Records contained in a dataset:

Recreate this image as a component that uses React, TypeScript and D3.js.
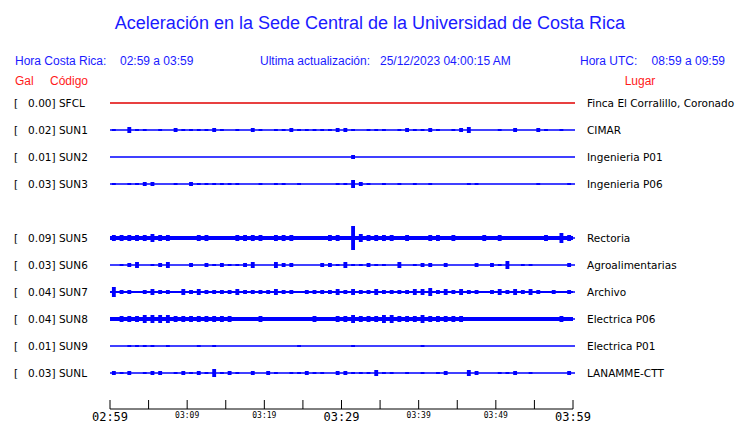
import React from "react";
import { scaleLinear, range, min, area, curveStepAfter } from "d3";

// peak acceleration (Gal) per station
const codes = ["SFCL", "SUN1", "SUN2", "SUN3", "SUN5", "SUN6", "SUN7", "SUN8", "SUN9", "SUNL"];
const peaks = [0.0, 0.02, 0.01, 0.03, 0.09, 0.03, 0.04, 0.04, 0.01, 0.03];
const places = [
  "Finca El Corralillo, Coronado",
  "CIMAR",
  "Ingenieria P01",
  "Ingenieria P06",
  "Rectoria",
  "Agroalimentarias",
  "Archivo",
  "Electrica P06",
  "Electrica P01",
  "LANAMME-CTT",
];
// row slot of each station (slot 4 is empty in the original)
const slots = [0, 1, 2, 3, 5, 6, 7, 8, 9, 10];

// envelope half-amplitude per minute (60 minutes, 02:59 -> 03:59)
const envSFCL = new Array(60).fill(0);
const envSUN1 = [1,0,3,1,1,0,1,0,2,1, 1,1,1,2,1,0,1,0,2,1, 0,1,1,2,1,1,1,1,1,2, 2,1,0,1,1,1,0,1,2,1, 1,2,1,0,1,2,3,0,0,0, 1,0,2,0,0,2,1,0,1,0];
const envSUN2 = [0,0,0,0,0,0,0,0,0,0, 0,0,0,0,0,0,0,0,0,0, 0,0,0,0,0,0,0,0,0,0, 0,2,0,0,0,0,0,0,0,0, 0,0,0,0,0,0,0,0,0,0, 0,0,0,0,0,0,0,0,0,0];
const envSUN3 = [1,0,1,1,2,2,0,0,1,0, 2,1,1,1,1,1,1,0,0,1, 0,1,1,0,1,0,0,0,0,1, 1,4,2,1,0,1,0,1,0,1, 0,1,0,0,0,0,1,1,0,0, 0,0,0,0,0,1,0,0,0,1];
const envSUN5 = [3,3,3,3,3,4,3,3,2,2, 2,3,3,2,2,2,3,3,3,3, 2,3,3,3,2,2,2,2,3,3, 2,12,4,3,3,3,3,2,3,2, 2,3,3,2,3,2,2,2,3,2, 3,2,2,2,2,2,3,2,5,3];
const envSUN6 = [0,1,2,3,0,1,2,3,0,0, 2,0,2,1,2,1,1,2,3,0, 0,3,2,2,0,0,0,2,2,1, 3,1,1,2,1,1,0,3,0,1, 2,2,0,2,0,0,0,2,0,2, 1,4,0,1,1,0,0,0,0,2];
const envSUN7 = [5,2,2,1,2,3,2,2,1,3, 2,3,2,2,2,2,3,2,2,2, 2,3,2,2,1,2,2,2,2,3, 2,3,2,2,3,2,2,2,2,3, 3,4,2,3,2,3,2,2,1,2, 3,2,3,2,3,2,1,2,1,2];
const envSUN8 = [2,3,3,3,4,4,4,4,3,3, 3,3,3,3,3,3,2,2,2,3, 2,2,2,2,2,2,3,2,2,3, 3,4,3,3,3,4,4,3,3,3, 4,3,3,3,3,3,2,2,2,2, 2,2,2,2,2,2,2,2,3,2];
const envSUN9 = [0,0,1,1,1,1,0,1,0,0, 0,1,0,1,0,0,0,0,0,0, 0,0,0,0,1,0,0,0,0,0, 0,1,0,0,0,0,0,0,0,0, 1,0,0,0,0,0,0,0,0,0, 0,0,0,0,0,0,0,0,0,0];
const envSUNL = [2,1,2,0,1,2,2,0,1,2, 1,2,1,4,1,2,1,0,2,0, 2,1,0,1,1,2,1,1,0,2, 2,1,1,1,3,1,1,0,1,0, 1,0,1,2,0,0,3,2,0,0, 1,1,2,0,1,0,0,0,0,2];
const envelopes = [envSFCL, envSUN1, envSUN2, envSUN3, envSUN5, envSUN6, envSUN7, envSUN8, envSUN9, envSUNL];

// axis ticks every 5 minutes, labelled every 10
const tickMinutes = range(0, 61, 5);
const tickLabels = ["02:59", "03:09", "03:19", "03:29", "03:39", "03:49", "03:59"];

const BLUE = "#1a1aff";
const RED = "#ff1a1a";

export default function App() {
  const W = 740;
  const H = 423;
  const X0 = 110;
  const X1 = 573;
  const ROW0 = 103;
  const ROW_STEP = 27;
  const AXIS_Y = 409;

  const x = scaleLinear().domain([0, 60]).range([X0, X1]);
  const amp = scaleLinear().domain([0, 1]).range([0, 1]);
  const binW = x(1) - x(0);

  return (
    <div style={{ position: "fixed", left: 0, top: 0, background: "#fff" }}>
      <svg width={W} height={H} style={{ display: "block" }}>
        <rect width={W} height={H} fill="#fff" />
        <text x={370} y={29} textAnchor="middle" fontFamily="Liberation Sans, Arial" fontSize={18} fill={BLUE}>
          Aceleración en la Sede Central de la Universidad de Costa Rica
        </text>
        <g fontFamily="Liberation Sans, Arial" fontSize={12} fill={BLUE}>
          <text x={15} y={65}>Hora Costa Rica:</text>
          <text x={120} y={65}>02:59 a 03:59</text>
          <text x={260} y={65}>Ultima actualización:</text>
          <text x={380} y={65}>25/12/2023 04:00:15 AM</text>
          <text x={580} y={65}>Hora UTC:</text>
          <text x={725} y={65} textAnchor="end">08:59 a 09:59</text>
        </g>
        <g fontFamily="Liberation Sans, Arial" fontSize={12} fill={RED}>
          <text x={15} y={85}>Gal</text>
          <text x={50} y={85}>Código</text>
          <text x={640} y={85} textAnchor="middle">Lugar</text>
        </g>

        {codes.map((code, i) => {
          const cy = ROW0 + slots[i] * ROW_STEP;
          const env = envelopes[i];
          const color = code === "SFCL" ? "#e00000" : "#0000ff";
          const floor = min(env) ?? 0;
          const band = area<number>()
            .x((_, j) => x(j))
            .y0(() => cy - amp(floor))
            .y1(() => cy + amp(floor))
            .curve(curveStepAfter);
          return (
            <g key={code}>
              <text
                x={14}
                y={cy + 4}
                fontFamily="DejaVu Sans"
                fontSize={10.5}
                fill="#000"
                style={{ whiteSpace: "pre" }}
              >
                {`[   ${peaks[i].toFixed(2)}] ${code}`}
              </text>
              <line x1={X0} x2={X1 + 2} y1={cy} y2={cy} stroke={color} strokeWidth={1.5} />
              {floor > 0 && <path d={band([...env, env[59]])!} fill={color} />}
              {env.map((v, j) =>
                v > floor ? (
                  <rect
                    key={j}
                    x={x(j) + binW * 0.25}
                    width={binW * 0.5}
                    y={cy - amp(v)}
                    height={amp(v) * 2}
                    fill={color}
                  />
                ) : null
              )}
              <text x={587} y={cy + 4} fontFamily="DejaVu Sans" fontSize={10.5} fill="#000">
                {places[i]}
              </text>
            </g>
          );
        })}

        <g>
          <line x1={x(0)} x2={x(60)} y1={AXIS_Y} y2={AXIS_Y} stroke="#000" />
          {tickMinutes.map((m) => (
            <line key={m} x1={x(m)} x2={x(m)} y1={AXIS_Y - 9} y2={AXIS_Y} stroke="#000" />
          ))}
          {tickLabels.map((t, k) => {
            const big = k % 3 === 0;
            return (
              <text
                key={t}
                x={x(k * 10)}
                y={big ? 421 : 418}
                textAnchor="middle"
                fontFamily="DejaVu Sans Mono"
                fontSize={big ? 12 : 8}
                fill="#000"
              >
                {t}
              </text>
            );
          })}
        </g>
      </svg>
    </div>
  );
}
--
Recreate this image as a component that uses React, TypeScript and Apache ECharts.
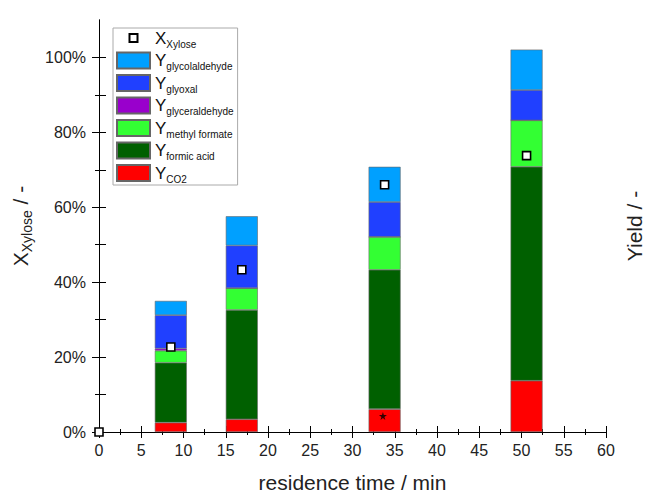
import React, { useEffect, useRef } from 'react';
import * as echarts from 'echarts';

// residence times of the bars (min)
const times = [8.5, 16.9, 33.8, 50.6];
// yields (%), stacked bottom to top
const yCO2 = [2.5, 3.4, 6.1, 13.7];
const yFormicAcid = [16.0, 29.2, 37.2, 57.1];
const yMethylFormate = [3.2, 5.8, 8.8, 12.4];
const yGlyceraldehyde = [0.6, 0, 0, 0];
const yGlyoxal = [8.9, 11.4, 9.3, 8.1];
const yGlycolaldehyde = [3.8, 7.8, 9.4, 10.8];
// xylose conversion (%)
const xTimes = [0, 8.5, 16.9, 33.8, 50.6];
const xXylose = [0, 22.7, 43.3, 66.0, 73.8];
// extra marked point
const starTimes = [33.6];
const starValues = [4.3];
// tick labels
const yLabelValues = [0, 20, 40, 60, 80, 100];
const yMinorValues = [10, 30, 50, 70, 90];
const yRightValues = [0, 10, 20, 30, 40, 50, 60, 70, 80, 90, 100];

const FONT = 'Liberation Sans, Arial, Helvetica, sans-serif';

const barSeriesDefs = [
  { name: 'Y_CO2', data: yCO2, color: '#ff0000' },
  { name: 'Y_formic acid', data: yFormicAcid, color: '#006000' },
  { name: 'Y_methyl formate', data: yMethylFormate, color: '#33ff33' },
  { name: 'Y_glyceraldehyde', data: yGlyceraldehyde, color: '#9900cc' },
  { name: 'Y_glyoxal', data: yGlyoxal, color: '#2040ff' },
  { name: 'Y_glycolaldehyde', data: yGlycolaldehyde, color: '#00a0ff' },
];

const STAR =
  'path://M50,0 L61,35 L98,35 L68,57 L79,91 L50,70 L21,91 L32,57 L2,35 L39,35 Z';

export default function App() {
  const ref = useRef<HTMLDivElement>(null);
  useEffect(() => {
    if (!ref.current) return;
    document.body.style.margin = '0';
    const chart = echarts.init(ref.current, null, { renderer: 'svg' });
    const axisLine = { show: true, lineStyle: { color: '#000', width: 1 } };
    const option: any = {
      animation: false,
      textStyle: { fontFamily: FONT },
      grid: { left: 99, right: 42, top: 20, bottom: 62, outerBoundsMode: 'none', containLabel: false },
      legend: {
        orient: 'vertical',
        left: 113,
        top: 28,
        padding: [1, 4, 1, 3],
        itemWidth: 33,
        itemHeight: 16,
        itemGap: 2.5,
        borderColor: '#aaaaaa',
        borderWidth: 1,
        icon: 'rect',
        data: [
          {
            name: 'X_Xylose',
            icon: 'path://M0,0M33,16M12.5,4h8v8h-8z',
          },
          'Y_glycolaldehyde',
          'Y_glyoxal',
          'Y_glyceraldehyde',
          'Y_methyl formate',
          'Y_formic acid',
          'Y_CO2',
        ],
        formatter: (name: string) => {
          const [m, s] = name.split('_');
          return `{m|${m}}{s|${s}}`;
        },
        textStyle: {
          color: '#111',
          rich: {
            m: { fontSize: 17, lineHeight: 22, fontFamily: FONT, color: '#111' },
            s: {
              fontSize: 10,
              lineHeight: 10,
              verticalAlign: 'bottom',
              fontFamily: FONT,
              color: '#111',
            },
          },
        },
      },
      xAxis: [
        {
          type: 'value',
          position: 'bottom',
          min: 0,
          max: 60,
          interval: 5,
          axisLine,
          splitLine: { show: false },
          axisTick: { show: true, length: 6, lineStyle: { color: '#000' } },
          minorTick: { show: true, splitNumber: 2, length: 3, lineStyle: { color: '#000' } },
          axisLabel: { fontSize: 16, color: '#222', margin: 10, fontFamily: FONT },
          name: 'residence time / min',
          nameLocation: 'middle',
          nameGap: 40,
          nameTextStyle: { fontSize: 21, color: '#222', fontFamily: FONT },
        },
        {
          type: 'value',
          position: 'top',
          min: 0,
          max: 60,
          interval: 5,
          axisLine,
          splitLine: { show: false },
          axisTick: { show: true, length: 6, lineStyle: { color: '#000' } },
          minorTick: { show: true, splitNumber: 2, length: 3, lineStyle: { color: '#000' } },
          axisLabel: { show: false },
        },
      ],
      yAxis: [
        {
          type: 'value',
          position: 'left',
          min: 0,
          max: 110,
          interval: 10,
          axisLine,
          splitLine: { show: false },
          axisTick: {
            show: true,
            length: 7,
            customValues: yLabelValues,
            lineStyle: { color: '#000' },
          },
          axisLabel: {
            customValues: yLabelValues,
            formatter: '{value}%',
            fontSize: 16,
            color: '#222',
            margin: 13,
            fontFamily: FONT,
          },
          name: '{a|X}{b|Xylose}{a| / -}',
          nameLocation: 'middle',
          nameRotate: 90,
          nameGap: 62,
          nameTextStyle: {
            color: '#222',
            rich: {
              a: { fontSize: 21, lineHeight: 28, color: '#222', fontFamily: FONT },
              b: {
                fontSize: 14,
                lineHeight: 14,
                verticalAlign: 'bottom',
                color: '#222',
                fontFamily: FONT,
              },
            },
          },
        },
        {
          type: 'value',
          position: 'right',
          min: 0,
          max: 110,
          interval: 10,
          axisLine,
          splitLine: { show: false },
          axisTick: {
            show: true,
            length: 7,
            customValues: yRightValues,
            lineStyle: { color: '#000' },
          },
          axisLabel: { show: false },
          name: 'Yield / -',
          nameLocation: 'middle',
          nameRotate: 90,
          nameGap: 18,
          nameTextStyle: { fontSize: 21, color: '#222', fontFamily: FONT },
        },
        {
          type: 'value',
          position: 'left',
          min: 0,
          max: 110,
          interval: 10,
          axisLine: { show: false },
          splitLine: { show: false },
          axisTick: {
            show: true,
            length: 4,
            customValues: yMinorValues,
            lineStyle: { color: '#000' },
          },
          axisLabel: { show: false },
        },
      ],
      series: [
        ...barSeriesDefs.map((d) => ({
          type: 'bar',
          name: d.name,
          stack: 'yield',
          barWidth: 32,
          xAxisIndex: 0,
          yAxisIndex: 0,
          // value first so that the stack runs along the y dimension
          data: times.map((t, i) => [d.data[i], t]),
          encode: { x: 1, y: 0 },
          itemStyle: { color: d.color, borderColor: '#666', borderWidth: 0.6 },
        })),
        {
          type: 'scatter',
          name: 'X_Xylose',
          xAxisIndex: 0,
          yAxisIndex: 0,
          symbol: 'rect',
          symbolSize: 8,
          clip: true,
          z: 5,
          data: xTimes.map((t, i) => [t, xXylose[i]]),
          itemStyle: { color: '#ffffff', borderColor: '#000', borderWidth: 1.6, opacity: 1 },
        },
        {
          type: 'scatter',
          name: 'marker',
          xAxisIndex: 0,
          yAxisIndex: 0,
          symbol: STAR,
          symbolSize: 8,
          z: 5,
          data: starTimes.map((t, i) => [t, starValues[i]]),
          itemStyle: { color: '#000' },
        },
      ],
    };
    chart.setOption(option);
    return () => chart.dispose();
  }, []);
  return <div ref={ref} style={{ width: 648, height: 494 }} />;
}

PROBLEM STATEMENT:
Skip all pictures. Output only the lines from the one containing "TypeScript and D3.js." to the one containing "envSUN8, envSUN9, envSUNL];", both lines included.

RESPONSE TO THIS EXERCISE:
Recreate this image as a component that uses React, TypeScript and D3.js.
import React from "react";
import { scaleLinear, range, min, area, curveStepAfter } from "d3";

// peak acceleration (Gal) per station
const codes = ["SFCL", "SUN1", "SUN2", "SUN3", "SUN5", "SUN6", "SUN7", "SUN8", "SUN9", "SUNL"];
const peaks = [0.0, 0.02, 0.01, 0.03, 0.09, 0.03, 0.04, 0.04, 0.01, 0.03];
const places = [
  "Finca El Corralillo, Coronado",
  "CIMAR",
  "Ingenieria P01",
  "Ingenieria P06",
  "Rectoria",
  "Agroalimentarias",
  "Archivo",
  "Electrica P06",
  "Electrica P01",
  "LANAMME-CTT",
];
// row slot of each station (slot 4 is empty in the original)
const slots = [0, 1, 2, 3, 5, 6, 7, 8, 9, 10];

// envelope half-amplitude per minute (60 minutes, 02:59 -> 03:59)
const envSFCL = new Array(60).fill(0);
const envSUN1 = [1,0,3,1,1,0,1,0,2,1, 1,1,1,2,1,0,1,0,2,1, 0,1,1,2,1,1,1,1,1,2, 2,1,0,1,1,1,0,1,2,1, 1,2,1,0,1,2,3,0,0,0, 1,0,2,0,0,2,1,0,1,0];
const envSUN2 = [0,0,0,0,0,0,0,0,0,0, 0,0,0,0,0,0,0,0,0,0, 0,0,0,0,0,0,0,0,0,0, 0,2,0,0,0,0,0,0,0,0, 0,0,0,0,0,0,0,0,0,0, 0,0,0,0,0,0,0,0,0,0];
const envSUN3 = [1,0,1,1,2,2,0,0,1,0, 2,1,1,1,1,1,1,0,0,1, 0,1,1,0,1,0,0,0,0,1, 1,4,2,1,0,1,0,1,0,1, 0,1,0,0,0,0,1,1,0,0, 0,0,0,0,0,1,0,0,0,1];
const envSUN5 = [3,3,3,3,3,4,3,3,2,2, 2,3,3,2,2,2,3,3,3,3, 2,3,3,3,2,2,2,2,3,3, 2,12,4,3,3,3,3,2,3,2, 2,3,3,2,3,2,2,2,3,2, 3,2,2,2,2,2,3,2,5,3];
const envSUN6 = [0,1,2,3,0,1,2,3,0,0, 2,0,2,1,2,1,1,2,3,0, 0,3,2,2,0,0,0,2,2,1, 3,1,1,2,1,1,0,3,0,1, 2,2,0,2,0,0,0,2,0,2, 1,4,0,1,1,0,0,0,0,2];
const envSUN7 = [5,2,2,1,2,3,2,2,1,3, 2,3,2,2,2,2,3,2,2,2, 2,3,2,2,1,2,2,2,2,3, 2,3,2,2,3,2,2,2,2,3, 3,4,2,3,2,3,2,2,1,2, 3,2,3,2,3,2,1,2,1,2];
const envSUN8 = [2,3,3,3,4,4,4,4,3,3, 3,3,3,3,3,3,2,2,2,3, 2,2,2,2,2,2,3,2,2,3, 3,4,3,3,3,4,4,3,3,3, 4,3,3,3,3,3,2,2,2,2, 2,2,2,2,2,2,2,2,3,2];
const envSUN9 = [0,0,1,1,1,1,0,1,0,0, 0,1,0,1,0,0,0,0,0,0, 0,0,0,0,1,0,0,0,0,0, 0,1,0,0,0,0,0,0,0,0, 1,0,0,0,0,0,0,0,0,0, 0,0,0,0,0,0,0,0,0,0];
const envSUNL = [2,1,2,0,1,2,2,0,1,2, 1,2,1,4,1,2,1,0,2,0, 2,1,0,1,1,2,1,1,0,2, 2,1,1,1,3,1,1,0,1,0, 1,0,1,2,0,0,3,2,0,0, 1,1,2,0,1,0,0,0,0,2];
const envelopes = [envSFCL, envSUN1, envSUN2, envSUN3, envSUN5, envSUN6, envSUN7, envSUN8, envSUN9, envSUNL];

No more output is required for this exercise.